Monday, October 27, 2014

How To End the Depression Now — Part 2

In an earlier post of the same title, I argued that so far as ordinary folk are concerned, a depression is a time of high unemployment, not some trivial pause or reversal in the upward march of GDP, and that the current Western recession could be ended promptly by eliminating minimum wage laws and instituting in their place a wage supplement that would insure all workers, however low their wage, enough to live on.

To liberals and leftists, belief in the absolute moral necessity of a minimum wage law is so deeply ingrained they are unable to contemplate the reality that minimum wage laws kill jobs, particularly when Western jobs are being either off-shored by the million to the sweatshops of Asia or automated out of existence.

To those of the right of the political spectrum, the idea of any kind of aid to the poor is most often rejected as morally debilitating. Rather, the view seems to be that anyone unable to find a job should spend their lives rummaging through garbage bins for returnable cans and bottles, by which means they should be able to make ten of fifteen bucks a day, easy.

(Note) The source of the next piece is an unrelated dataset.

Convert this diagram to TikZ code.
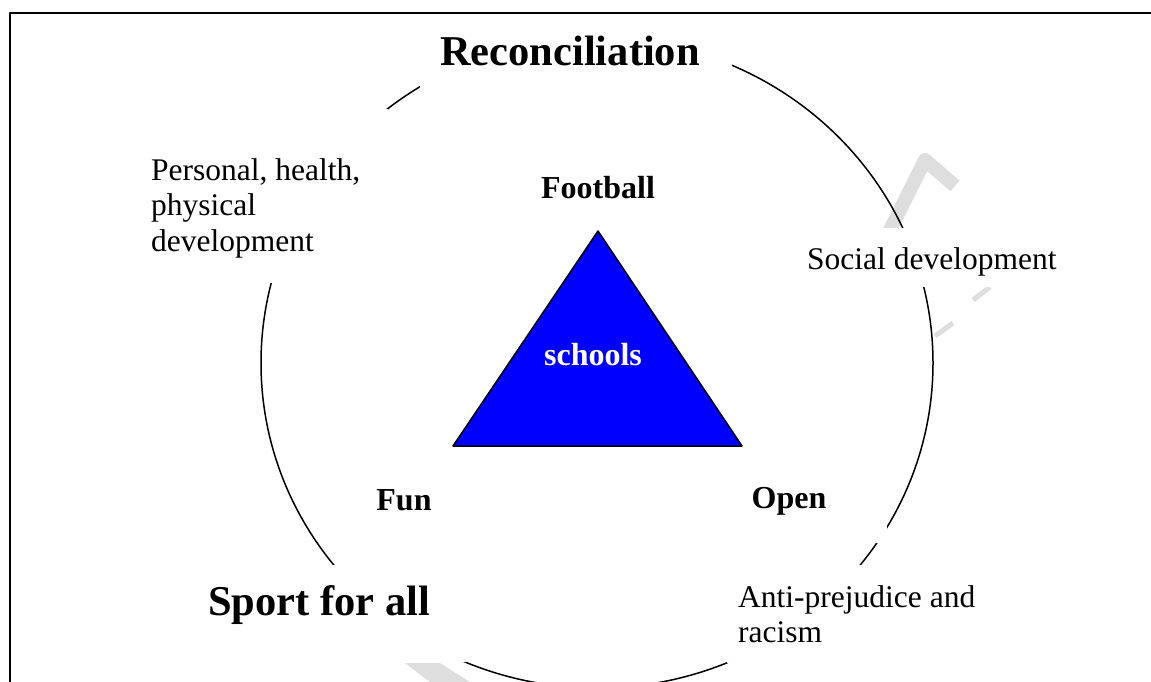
\documentclass[tikz,border=0pt]{standalone}
\usepackage{fontspec}
\setmainfont{Liberation Serif}
\usepackage{tikz}
\definecolor{TriBlue}{HTML}{0000FF}
\definecolor{MarkGray}{HTML}{DEDEDE}

\begin{document}
\begin{tikzpicture}[x=1pt,y=-1pt,line join=round]
  \useasboundingbox (0,0) rectangle (1151,682);
  % faint marks behind the labels
  \draw[MarkGray,line width=14pt] (889,232)--(925,160)--(955,186);
  \draw[MarkGray,line width=5pt] (935,336)--(953,323);
  \draw[MarkGray,line width=5pt] (973,300)--(990,287);
  \fill[MarkGray] (405,663)--(440,663)--(470,682)--(430,682)--cycle;
  % outer ring
  \draw[line width=1.5pt] (597,363) ellipse [x radius=336,y radius=325];
  % white label boxes that break the ring
  \fill[white] (420,16) rectangle (732,89);
  \fill[white] (140,109) rectangle (388,283);
  \fill[white] (795,228) rectangle (1080,287);
  \fill[white] (745,470) rectangle (887,543);
  \fill[white] (727,565) rectangle (1000,663);
  \fill[white] (190,565) rectangle (467,662);
  % triangle
  \coordinate (top) at (598,231);
  \coordinate (left) at (453,446);
  \coordinate (right) at (742,446);
  \draw[fill=TriBlue,line width=1.5pt] (top)--(left)--(right)--cycle;
  \node[text=white,font=\fontsize{32}{36}\selectfont\bfseries,anchor=base] (schools) at (593,365) {schools};
  \node[font=\fontsize{32}{36}\selectfont\bfseries,anchor=base] (football) at (598,198) {Football};
  \node[font=\fontsize{32}{36}\selectfont\bfseries,anchor=base] (fun) at (404,510) {Fun};
  \node[font=\fontsize{32}{36}\selectfont\bfseries,anchor=base] (open) at (789,508) {Open};
  % ring labels
  \node[font=\fontsize{42.5}{48}\selectfont\bfseries,anchor=base] (recon) at (570,66) {Reconciliation};
  \node[font=\fontsize{42.5}{48}\selectfont\bfseries,anchor=base] (sport) at (319,615) {Sport for all};
  \node[font=\fontsize{31.5}{35.5}\selectfont,align=left,anchor=base west,inner sep=0pt] (personal) at (151,251)
    {Personal, health,\\physical\\development};
  \node[font=\fontsize{31.5}{36}\selectfont,anchor=base west,inner sep=0pt] (social) at (807,269) {Social development};
  \node[font=\fontsize{31.5}{35}\selectfont,align=left,anchor=base west,inner sep=0pt] (anti) at (738,642)
    {Anti-prejudice and\\racism};
  % frame
  \draw[line width=2.5pt] (1151,13)--(10,13)--(10,682);
\end{tikzpicture}
\end{document}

Perhaps, then, a more feasible solution to the now widespread problems of unemployment, involuntary part-time or temporary work, and work-force disengagement is a less radical approach combining a scaled-back minimum wage with a scaled-down negative tax benefit. For example, a one dollar reduction in minimum wage could be balanced by a one-dollar-an-hour negative tax rate, the tax benefit to be clawed back at the rate of, say, 25% on income in excess of what is considered a living wage. The cost of implementation would be minimal, since it would be handled by employers through only minor modifications to the existing tax-remittance and payroll system.

Such a program could be adjusted according to need. If unemployment remains high or increases, the minimum wage can be further scaled back while the compensating negative tax payment is scaled up, whereas in times of rising employment, adjustments might be made in the opposite direction. In this way, opportunities would be created for low-wage employment in areas such as textiles, shoes, electronic assembly, where jobs have heretofore been largely off-shored.

Although there is the great disadvantage with such half-measures that those with the least valuable labor skills will still be denied access to employment, it has the advantage of containing the cost of the program within bounds that politicians can contemplate without panic.

For example, for the United States, with a workforce of about 160 million people, a one-dollar-an-hour tax benefit would cost approximately $240 billion dollars a year, a rather small sum out of a multi-trillion-dollar federal budget, running a half-trillion-dollar deficit. Moreover, most of the cost would be recovered through the claw-back of the tax benefit received by those with hourly wages in excess of the former minimum wage. In addition, there would be substantial savings in welfare costs and in the costs of crime, mental illness and loss of workforce skills that are the consequences of long-term unemployment.

In time, the enormous advantages of a free labor market that allows every willing worker, however limited their skills, the opportunity for employment would become obvious, and the program could be expanded, leading in time to the complete abolition of minimum wage laws that provide jobs only for foreign workers and those at home who must deal with the social havoc created by unemployment.